* BEGIN Entries shown *

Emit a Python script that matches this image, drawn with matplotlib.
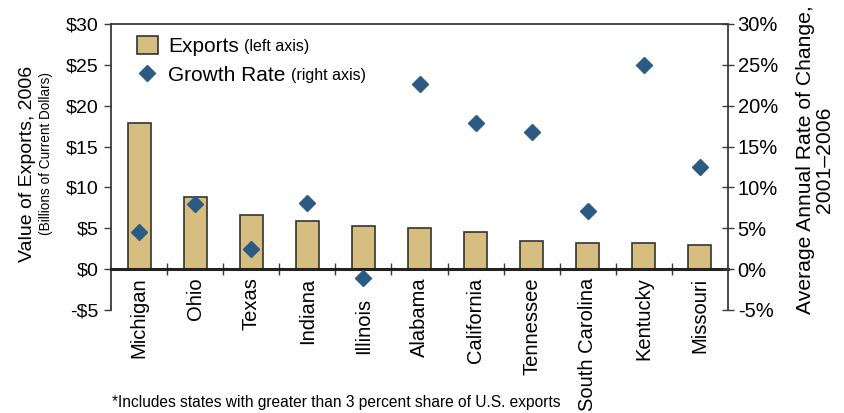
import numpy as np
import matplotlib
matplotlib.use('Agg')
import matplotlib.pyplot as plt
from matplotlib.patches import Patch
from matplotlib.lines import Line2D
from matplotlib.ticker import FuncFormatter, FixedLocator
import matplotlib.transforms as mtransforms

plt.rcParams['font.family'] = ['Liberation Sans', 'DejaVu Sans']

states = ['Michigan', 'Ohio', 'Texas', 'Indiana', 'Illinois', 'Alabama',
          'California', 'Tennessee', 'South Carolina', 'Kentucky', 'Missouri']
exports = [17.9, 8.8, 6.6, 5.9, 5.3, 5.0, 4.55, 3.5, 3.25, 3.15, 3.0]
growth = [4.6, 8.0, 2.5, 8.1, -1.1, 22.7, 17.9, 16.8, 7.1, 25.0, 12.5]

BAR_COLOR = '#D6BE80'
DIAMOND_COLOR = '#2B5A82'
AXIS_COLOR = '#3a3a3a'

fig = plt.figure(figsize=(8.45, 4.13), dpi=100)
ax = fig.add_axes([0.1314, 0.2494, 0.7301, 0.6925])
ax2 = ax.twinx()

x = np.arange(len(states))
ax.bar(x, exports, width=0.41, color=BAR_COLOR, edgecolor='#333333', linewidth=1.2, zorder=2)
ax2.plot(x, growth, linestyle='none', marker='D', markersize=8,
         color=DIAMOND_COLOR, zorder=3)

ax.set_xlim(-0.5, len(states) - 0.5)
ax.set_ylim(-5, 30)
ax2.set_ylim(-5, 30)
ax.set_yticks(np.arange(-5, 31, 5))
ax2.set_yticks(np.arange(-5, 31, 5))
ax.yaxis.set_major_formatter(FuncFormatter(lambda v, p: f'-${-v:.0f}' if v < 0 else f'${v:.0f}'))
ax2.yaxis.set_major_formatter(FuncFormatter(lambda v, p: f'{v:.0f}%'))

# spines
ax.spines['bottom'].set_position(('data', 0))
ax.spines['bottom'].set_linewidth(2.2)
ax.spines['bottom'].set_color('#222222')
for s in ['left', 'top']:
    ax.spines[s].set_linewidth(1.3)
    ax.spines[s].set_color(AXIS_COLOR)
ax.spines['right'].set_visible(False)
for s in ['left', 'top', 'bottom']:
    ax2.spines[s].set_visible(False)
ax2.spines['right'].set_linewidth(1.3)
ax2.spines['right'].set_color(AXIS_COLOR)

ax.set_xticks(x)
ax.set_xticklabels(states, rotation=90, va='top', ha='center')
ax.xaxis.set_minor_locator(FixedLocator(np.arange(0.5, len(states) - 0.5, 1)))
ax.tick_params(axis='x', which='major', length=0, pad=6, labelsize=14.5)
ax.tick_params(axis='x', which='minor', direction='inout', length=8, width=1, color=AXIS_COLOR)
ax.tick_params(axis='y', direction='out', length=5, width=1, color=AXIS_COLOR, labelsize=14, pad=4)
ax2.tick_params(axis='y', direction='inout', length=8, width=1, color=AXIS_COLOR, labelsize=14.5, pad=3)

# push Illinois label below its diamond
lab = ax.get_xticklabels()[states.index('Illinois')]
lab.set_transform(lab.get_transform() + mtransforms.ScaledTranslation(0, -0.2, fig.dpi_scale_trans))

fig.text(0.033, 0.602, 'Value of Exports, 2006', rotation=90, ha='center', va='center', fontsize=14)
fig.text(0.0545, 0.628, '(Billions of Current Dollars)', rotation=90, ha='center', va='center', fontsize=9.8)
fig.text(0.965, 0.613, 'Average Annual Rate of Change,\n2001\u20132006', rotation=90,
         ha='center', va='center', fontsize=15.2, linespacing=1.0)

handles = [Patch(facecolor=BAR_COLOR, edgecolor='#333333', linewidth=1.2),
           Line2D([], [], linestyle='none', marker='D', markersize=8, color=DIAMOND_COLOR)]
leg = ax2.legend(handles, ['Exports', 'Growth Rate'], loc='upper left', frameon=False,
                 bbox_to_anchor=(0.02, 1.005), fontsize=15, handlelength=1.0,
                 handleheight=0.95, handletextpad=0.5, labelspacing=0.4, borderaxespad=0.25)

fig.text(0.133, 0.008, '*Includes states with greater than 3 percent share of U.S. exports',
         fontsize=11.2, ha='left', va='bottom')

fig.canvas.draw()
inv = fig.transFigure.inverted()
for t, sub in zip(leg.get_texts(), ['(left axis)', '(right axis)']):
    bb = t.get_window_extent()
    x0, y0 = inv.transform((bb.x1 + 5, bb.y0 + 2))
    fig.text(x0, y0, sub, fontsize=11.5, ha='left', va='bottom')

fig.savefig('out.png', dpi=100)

* END Entries shown *
* BEGIN Entries shown *

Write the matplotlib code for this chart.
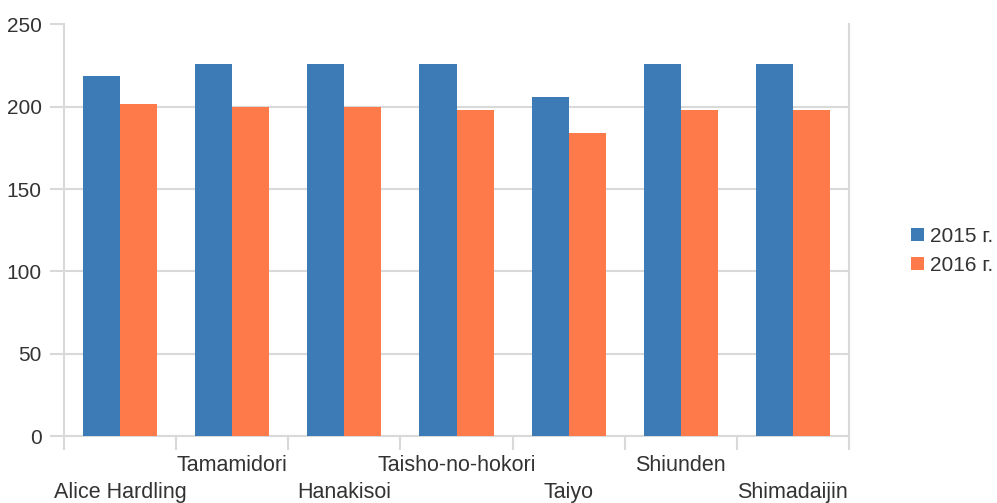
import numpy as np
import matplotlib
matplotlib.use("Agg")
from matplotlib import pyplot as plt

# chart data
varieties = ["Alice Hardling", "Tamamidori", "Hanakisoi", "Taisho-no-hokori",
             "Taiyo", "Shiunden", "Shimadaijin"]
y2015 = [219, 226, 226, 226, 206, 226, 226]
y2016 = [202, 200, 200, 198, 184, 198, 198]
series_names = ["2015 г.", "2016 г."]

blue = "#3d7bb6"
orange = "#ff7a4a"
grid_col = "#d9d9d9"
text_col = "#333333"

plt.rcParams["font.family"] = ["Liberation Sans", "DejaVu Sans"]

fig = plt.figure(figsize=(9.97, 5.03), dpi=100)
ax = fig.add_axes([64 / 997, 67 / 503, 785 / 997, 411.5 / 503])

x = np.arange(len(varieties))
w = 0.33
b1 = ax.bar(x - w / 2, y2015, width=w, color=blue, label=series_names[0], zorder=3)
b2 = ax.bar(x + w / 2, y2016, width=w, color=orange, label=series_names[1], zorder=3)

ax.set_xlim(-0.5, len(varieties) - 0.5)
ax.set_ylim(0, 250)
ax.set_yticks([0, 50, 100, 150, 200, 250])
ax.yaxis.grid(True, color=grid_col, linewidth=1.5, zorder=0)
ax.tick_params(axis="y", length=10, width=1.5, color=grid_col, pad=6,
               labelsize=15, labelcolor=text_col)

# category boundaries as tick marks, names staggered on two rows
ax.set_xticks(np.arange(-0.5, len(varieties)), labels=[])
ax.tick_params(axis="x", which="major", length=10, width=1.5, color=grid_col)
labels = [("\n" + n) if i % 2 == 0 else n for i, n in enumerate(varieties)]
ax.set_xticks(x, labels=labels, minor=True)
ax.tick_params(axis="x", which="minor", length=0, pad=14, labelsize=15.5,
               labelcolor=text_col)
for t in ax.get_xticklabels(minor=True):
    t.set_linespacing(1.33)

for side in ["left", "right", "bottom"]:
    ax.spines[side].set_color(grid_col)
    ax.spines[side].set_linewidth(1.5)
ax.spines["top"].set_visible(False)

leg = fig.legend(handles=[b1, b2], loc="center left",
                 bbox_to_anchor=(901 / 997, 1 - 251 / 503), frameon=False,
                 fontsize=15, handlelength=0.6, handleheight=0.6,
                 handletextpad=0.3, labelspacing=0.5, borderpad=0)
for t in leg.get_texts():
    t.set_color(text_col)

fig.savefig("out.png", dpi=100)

* END Entries shown *

## What is asked
Retype exactly the lines from the one with "Write the matplotlib code for this chart." through the one with "b2 = ax.bar(x", both included, and nothing else; leave out the pictures.

## Result below
Write the matplotlib code for this chart.
import numpy as np
import matplotlib
matplotlib.use("Agg")
from matplotlib import pyplot as plt

# chart data
varieties = ["Alice Hardling", "Tamamidori", "Hanakisoi", "Taisho-no-hokori",
             "Taiyo", "Shiunden", "Shimadaijin"]
y2015 = [219, 226, 226, 226, 206, 226, 226]
y2016 = [202, 200, 200, 198, 184, 198, 198]
series_names = ["2015 г.", "2016 г."]

blue = "#3d7bb6"
orange = "#ff7a4a"
grid_col = "#d9d9d9"
text_col = "#333333"

plt.rcParams["font.family"] = ["Liberation Sans", "DejaVu Sans"]

fig = plt.figure(figsize=(9.97, 5.03), dpi=100)
ax = fig.add_axes([64 / 997, 67 / 503, 785 / 997, 411.5 / 503])

x = np.arange(len(varieties))
w = 0.33
b1 = ax.bar(x - w / 2, y2015, width=w, color=blue, label=series_names[0], zorder=3)
b2 = ax.bar(x + w / 2, y2016, width=w, color=orange, label=series_names[1], zorder=3)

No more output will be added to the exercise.